Guadagnino’s Suspiria has also been long in the making. The director and his long-time collaborator Tilda Swinton, both dedicated Argento fans, discussed a remake long before 2009’s I Am Love, starring Swinton, came to fruition. Speaking at Venice after a mixture of cheers and heckling at Suspiria’s early-morning press screening, Guadagnino acknowledged that even though the project was once a pipe dream, there is an unavoidable significance to showing a film such as this in the current climate. “It’s interesting from our point of view, as males — European males — to look at the Me Too movement, which is deeply female and American,” he said. “It was a watershed moment, there’s no coming back from it, that has hit our collective consciousness. Suspiria was made before, but I still like to think that our work, this one, the one before and any future one, always comes from a pleasant will of never being in the position of crushing someone else with your power.”

A complex film that juxtaposes extreme body horror with broader themes of war and violence, Guadagnino’s Suspiria presents some bold, if occasionally self-destructive messages of female survival by any means necessary. “She kept this school running when women were supposed to keep their minds closed and their uteruses open” is a line used to describe Swinton’s elusive Madame Blanc in the film. “Nineteen seventy seven was a very important time for the feminist revolt, particularly in Europe,” said Guadagnino.”We were very interested in that, given the subject of the film.”

Both Suspiria and The Favourite offer more aggressive interpretations of what it means to be part of a matriarchy, where women choose to dominate others. More traditional views instead believe women should be at the helm of a more egalitarian society, following their maternal instincts to create order through respect. The latter prescription is seen in Roma, Cuaron’s arresting character study of a young housemaid, Cleo, and her mistress, set in his native Mexico City in the 1970s.

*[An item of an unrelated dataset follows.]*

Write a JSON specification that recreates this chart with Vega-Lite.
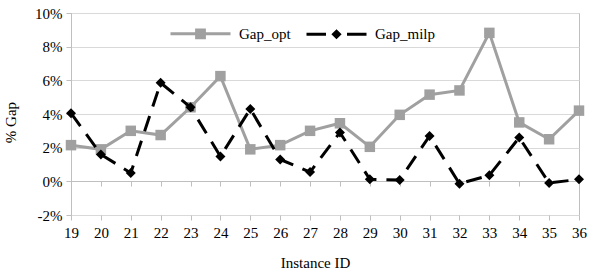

It’s a film drawn from his childhood memories and based on the real people who shaped them — primarily the nanny who brought him up and his mother, both of whom endured sacrifices to maintain order and happiness in their family home. In an era when race and class were the cause of great divides in Mexico, the two women existed as equals, shouldering each other’s struggles and triumphs in a time of hardship. “This film sees all these women as protagonists,” said Cuaron, praising both the film’s subjects and female actors in his appearance at the festival. “It has been made by all these women and the result is thanks to them.”

Films of this kind have been making themselves known throughout 2018; Toni Collette will be hard to forget as the head of a tormented household in Ari Aster’s chilling debut Hereditary, while smaller releases such as Xavier Beauvois’s The Guardians and Daniel Kokotajlo’s Apostasy draw on the dynamics of women living without men in the contexts of war and religion respectively. Even Incredibles 2 displayed a shift in focus, with mum-of-three Elastigirl stepping up to restore world order while Mr Incredible holds the fort at home. Matriarchal narratives will gain further momentum when Steve McQueen’s Widows, which follows four women bound by the deaths of their criminal husbands, who work together to finish a messy job, goes on release this autumn, with gala showings at the Toronto and London film festivals. Next year, we head to the 1800s for Greta Gerwig’s take on Little Women, with a female cast so stellar that Twitter all but ground to a halt with excitement when the film was officially announced.

For now at least, these voices appear to be getting louder. They’re represented across different times, from different countries, and their stories are being released in varied and accessible ways. And they are having some effect: Venice has signed the 5050 x 2020 pledge, joining festivals such as Cannes and Locarno in agreeing to work harder to improve transparency in their film selection processes, in choosing the members of their juries, and ensuring that half of their top management team are female. Hopefully, these women will collaborate to challenge and change the future of representation in film, in ways not previously thought possible.